Ein nicht enden wollender Kreislauf: Ich setze umstrittene Deko-Konzepte durch, sie findet Gefallen dran, ich verliere selben und muss dann das Entfernen der Dinger durchsetzen. Vor einigen Wochen machte ich in ihrer Abwesenheit einen Rundumschlag. Auch in ihrem Zimmer entfernte ich Massen an Deko-Scheiss. Dabei gab es auch ein Wiedersehen mit Giraffe und Benjamin Blümchen, die dort zwischen einem Porzellan-VW-Käfer und obigen Totenkopf ihre neue Heimat gefunden hatten. Für mich kein stimmiges Konzept, es verblieben Käfer und Totenkopf, da ich gegen die beiden keine Chance habe. Der Rest ging in den Keller zusammen mit Kerzenhaltern aus Beton und einem Miniatur-Grammophon, freilich nur eine Nachbildung.

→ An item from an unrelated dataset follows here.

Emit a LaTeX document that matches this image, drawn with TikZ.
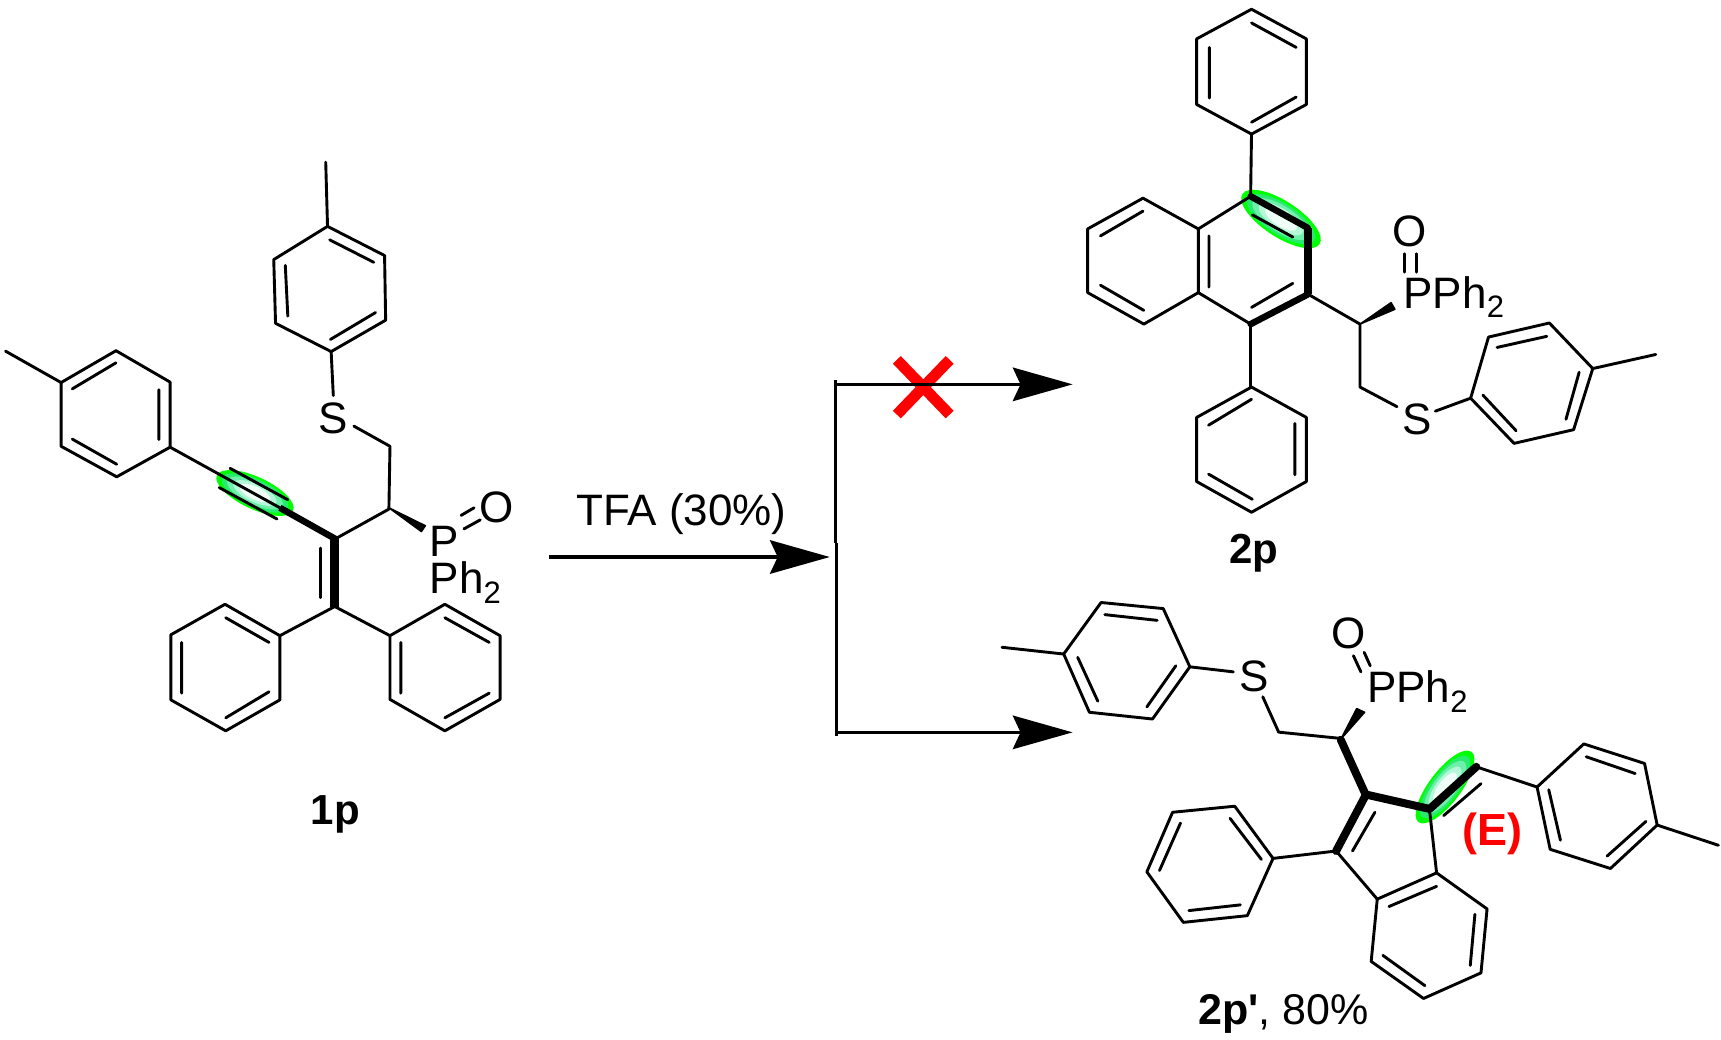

Elefant und Giraffe sind inzwischen abermals wieder in der Wohnung und es half auch nicht, den Elefanten „versehentlich“ zu Boden zu werfen. Sein Rüssel brach zwar ab, aber da meine Mitbewohnerin bei uns die praktisch Veranlagte ist, konnte der Rüssel wieder angeklebt werden, sodass wir jetzt eine Elefanten-Auffangstation in ihrem Zimmer haben.

Und während ich diese Zeilen schreibe, stelle ich fest, dass ich mit meinem Deko-Konzept gescheitert bin. Weihnachtsdeko im Hochsommer, geflickte Tiere im Arbeitszimmer und der Keller voller Betonkerzenhalter, die übrigens von meiner Schwägerin stammen. Selbst gemacht. Bedeutet – und sie liest diesen Blog nicht -, dass wann immer sie und mein Bruder zu Besuch kommen, die Beton-Kerzenhalter aus dem Keller geholt werden müssen, um sie irgendwo präsidial zu präsentieren.

Es wäre ein Jammer, würde mir gleich nochmal der Elefant runterfallen.